WHAT THE TASK REQUIRES: Exactly repeat the material, dropping only the pictures.

____

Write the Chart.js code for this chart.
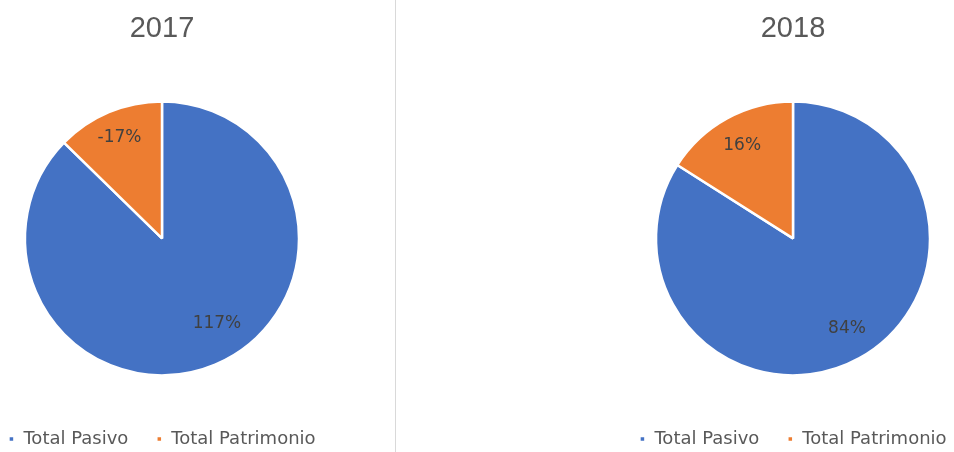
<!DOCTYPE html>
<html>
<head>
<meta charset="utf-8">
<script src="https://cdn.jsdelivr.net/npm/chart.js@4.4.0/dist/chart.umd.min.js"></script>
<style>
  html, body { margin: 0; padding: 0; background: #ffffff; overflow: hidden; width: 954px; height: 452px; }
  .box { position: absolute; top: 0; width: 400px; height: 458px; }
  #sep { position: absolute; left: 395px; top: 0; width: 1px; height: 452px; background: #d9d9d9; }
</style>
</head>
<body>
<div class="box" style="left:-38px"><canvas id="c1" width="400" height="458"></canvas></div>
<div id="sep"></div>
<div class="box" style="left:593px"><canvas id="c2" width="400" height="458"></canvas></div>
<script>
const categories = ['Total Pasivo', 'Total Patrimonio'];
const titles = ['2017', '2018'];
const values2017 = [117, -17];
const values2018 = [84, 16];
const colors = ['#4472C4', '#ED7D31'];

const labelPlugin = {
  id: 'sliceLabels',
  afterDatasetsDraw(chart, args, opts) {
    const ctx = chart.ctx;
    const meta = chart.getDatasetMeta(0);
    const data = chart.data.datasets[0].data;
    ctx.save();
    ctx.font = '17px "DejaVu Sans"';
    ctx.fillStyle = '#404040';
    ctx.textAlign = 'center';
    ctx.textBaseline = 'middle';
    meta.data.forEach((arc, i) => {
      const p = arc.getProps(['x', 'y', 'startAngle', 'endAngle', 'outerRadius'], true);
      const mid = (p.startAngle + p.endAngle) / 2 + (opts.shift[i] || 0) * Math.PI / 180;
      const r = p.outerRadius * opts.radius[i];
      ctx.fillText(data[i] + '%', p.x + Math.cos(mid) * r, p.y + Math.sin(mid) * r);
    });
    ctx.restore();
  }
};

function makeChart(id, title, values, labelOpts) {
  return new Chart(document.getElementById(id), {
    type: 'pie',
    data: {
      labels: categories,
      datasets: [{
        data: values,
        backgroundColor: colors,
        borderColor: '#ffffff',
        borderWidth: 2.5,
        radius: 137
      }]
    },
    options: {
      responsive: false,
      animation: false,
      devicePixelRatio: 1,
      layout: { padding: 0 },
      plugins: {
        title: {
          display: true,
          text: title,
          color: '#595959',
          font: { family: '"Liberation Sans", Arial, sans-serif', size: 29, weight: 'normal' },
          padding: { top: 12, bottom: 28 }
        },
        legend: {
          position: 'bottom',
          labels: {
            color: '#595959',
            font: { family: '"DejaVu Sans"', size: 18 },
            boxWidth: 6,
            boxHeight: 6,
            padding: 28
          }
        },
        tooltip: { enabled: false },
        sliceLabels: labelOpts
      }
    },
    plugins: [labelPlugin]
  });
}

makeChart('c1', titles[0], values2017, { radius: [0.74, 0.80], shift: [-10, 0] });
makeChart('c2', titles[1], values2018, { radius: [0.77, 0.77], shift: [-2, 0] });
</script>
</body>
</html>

____

RESPONSE FOR THIS EXERCISE:
Write the Chart.js code for this chart.
<!DOCTYPE html>
<html>
<head>
<meta charset="utf-8">
<script src="https://cdn.jsdelivr.net/npm/chart.js@4.4.0/dist/chart.umd.min.js"></script>
<style>
  html, body { margin: 0; padding: 0; background: #ffffff; overflow: hidden; width: 954px; height: 452px; }
  .box { position: absolute; top: 0; width: 400px; height: 458px; }
  #sep { position: absolute; left: 395px; top: 0; width: 1px; height: 452px; background: #d9d9d9; }
</style>
</head>
<body>
<div class="box" style="left:-38px"><canvas id="c1" width="400" height="458"></canvas></div>
<div id="sep"></div>
<div class="box" style="left:593px"><canvas id="c2" width="400" height="458"></canvas></div>
<script>
const categories = ['Total Pasivo', 'Total Patrimonio'];
const titles = ['2017', '2018'];
const values2017 = [117, -17];
const values2018 = [84, 16];
const colors = ['#4472C4', '#ED7D31'];

const labelPlugin = {
  id: 'sliceLabels',
  afterDatasetsDraw(chart, args, opts) {
    const ctx = chart.ctx;
    const meta = chart.getDatasetMeta(0);
    const data = chart.data.datasets[0].data;
    ctx.save();
    ctx.font = '17px "DejaVu Sans"';
    ctx.fillStyle = '#404040';
    ctx.textAlign = 'center';
    ctx.textBaseline = 'middle';
    meta.data.forEach((arc, i) => {
      const p = arc.getProps(['x', 'y', 'startAngle', 'endAngle', 'outerRadius'], true);
      const mid = (p.startAngle + p.endAngle) / 2 + (opts.shift[i] || 0) * Math.PI / 180;
      const r = p.outerRadius * opts.radius[i];
      ctx.fillText(data[i] + '%', p.x + Math.cos(mid) * r, p.y + Math.sin(mid) * r);
    });
    ctx.restore();
  }
};

function makeChart(id, title, values, labelOpts) {
  return new Chart(document.getElementById(id), {
    type: 'pie',
    data: {
      labels: categories,
      datasets: [{
        data: values,
        backgroundColor: colors,
        borderColor: '#ffffff',
        borderWidth: 2.5,
        radius: 137
      }]
    },
    options: {
      responsive: false,
      animation: false,
      devicePixelRatio: 1,
      layout: { padding: 0 },
      plugins: {
        title: {
          display: true,
          text: title,
          color: '#595959',
          font: { family: '"Liberation Sans", Arial, sans-serif', size: 29, weight: 'normal' },
          padding: { top: 12, bottom: 28 }
        },
        legend: {
          position: 'bottom',
          labels: {
            color: '#595959',
            font: { family: '"DejaVu Sans"', size: 18 },
            boxWidth: 6,
            boxHeight: 6,
            padding: 28
          }
        },
        tooltip: { enabled: false },
        sliceLabels: labelOpts
      }
    },
    plugins: [labelPlugin]
  });
}

makeChart('c1', titles[0], values2017, { radius: [0.74, 0.80], shift: [-10, 0] });
makeChart('c2', titles[1], values2018, { radius: [0.77, 0.77], shift: [-2, 0] });
</script>
</body>
</html>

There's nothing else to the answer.